Bir cemaat ruhuna yakalayabilmek ve buna sahip olmak, değerlerimizin hâkim olmadığı dünyada sahip olabileceğimiz en büyük kazançtır. Bu ruhu, gerektiğinde azınlık moduna geçerek sağlayabiliriz. Çocuklarımızı kendi değerlerimize uygun yetiştirmemiz büsbütün imkânsız hale geldiğinde azınlık ruhuna geçişte asla tereddüt etmemeliyiz. Bu ruhu yakaladıktan sonra da sahip çıkıp, sürdürmemiz gerekir.
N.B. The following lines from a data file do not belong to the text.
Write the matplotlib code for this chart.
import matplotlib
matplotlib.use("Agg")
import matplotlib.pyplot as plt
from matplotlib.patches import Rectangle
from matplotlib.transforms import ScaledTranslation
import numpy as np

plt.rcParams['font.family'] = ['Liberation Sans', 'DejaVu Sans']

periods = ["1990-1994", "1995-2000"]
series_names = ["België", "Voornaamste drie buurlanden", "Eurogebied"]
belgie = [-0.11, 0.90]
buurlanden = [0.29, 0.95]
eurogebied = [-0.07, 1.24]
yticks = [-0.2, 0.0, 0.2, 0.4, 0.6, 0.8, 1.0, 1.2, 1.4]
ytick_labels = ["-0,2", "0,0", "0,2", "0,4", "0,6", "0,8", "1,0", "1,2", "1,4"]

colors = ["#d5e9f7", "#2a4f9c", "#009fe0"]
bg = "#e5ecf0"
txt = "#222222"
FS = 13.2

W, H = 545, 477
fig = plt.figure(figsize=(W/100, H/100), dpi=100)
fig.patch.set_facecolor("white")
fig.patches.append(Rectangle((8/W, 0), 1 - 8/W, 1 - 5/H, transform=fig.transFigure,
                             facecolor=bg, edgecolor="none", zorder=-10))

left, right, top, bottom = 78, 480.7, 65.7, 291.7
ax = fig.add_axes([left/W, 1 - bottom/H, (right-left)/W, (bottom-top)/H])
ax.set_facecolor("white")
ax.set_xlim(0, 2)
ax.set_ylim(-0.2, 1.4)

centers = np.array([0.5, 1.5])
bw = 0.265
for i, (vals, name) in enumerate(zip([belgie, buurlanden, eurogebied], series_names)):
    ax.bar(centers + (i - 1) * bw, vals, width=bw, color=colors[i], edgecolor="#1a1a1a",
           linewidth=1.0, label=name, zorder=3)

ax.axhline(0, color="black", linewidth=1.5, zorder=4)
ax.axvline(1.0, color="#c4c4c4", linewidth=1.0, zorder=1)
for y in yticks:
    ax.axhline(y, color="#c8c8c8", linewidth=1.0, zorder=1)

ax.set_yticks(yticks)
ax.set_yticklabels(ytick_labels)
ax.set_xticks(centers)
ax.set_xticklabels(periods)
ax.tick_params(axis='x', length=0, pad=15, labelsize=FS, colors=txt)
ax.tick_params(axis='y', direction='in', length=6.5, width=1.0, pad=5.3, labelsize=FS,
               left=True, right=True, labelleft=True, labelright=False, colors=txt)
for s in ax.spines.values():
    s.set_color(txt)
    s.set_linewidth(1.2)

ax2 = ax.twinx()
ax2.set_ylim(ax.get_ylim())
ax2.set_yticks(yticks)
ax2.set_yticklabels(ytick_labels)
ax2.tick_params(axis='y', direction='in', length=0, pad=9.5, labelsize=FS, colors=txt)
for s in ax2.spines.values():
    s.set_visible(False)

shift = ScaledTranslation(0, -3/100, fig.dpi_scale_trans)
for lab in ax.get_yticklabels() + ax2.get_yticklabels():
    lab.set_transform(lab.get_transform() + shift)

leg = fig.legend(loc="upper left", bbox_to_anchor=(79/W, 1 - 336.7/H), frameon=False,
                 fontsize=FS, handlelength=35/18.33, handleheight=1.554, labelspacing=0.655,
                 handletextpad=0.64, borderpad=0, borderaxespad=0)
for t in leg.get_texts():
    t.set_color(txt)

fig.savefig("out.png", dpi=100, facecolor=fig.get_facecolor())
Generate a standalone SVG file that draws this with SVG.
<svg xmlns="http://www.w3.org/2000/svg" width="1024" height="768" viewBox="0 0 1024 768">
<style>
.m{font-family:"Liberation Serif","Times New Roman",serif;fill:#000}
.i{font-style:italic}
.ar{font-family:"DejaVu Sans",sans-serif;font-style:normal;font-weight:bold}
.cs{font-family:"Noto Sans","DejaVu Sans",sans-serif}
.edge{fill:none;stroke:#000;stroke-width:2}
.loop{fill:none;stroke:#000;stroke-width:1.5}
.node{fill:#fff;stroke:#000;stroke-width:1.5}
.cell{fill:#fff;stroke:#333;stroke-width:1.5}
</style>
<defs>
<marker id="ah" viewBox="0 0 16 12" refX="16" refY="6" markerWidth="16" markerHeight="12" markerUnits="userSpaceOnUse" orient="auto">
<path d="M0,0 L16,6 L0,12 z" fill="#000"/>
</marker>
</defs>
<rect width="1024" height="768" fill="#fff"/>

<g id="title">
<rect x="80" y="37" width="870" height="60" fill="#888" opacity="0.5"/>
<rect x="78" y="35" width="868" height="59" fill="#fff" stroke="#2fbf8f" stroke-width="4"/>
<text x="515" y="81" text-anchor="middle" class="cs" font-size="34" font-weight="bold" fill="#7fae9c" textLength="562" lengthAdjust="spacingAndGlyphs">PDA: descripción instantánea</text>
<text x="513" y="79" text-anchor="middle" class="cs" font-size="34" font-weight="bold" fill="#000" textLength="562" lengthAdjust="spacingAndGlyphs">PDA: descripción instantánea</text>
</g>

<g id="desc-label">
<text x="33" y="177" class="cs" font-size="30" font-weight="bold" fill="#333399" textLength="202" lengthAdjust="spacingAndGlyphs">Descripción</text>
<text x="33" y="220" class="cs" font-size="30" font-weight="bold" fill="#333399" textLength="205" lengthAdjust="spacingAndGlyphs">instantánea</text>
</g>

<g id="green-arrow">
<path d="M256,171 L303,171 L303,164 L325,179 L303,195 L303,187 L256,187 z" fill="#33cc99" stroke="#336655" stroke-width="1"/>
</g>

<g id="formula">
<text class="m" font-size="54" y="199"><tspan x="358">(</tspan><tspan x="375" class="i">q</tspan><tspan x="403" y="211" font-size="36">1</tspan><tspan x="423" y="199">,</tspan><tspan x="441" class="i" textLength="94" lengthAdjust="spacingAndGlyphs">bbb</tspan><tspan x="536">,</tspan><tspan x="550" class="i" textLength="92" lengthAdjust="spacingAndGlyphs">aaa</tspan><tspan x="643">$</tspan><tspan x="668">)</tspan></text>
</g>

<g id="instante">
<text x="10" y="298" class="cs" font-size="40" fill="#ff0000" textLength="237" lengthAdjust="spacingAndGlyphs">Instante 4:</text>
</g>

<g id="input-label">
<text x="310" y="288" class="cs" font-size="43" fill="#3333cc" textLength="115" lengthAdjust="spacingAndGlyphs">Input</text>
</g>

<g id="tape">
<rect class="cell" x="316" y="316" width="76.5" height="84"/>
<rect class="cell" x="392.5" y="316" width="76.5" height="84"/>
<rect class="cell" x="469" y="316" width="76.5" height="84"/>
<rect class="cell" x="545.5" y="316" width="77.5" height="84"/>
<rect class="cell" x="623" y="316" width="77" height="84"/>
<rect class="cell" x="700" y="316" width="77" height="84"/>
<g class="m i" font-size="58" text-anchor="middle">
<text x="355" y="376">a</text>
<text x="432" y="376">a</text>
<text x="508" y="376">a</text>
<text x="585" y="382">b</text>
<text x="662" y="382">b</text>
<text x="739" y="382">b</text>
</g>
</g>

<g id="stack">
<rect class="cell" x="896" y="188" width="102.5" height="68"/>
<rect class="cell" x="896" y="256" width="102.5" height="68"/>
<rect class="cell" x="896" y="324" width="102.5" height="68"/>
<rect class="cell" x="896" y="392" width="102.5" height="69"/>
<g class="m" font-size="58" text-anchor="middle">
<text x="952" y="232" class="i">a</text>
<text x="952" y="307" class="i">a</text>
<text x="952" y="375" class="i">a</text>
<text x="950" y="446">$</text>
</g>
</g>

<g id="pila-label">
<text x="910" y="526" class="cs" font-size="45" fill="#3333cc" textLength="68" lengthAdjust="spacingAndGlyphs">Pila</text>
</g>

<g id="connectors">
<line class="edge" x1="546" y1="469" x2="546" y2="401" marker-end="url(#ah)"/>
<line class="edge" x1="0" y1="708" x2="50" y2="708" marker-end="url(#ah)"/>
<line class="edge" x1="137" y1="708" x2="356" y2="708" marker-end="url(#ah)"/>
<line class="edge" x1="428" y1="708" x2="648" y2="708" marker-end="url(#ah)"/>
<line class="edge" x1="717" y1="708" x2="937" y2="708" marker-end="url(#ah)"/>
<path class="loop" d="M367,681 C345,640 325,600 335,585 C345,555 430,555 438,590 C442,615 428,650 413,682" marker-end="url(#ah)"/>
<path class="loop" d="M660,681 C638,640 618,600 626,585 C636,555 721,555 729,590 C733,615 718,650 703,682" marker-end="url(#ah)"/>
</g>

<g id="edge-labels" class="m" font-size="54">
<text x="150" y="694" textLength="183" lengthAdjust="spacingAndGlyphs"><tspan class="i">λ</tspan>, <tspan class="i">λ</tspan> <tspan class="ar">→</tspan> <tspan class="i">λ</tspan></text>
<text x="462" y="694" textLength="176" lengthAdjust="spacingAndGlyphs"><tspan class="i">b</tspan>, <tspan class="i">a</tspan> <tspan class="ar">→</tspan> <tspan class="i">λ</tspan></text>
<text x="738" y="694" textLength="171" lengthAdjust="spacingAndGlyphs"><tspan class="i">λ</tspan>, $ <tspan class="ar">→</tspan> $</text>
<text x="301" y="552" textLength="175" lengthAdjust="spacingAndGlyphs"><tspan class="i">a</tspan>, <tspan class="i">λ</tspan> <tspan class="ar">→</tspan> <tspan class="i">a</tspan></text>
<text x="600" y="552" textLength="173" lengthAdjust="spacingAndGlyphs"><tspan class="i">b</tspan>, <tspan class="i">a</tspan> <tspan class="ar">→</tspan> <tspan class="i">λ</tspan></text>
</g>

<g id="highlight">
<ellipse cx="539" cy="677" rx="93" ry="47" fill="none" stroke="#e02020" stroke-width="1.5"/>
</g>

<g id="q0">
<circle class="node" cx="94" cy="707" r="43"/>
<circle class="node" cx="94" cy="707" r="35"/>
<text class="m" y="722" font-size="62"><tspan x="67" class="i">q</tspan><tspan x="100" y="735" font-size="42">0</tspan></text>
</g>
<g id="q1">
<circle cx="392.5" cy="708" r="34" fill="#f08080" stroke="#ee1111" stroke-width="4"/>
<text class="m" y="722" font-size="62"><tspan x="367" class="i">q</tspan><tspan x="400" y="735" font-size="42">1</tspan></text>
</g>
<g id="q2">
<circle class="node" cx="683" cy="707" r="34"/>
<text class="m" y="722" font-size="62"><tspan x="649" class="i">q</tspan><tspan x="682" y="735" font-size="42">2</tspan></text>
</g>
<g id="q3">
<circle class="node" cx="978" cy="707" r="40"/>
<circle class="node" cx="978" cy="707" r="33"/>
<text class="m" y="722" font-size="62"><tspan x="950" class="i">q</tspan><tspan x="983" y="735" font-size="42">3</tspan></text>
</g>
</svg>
Sağlam ve sürdürülebilir aileler yetiştiren doğal toplum dinamiklerini yakalayacak eğitim, üretim ve istihdam nizamımızı kurabilmemiz, düşmanlarımızın kalbine modern reflekslerle yapacağımız muhalefetten daha çok korku salacaktır. Bu vesile ile cennet gençlerinin efendileri Hz. Hasan ve Hüseyin’i, vefatlarından yüzyıllar sonra, yol gösterici kişilikleriyle de rahmetle anıyoruz.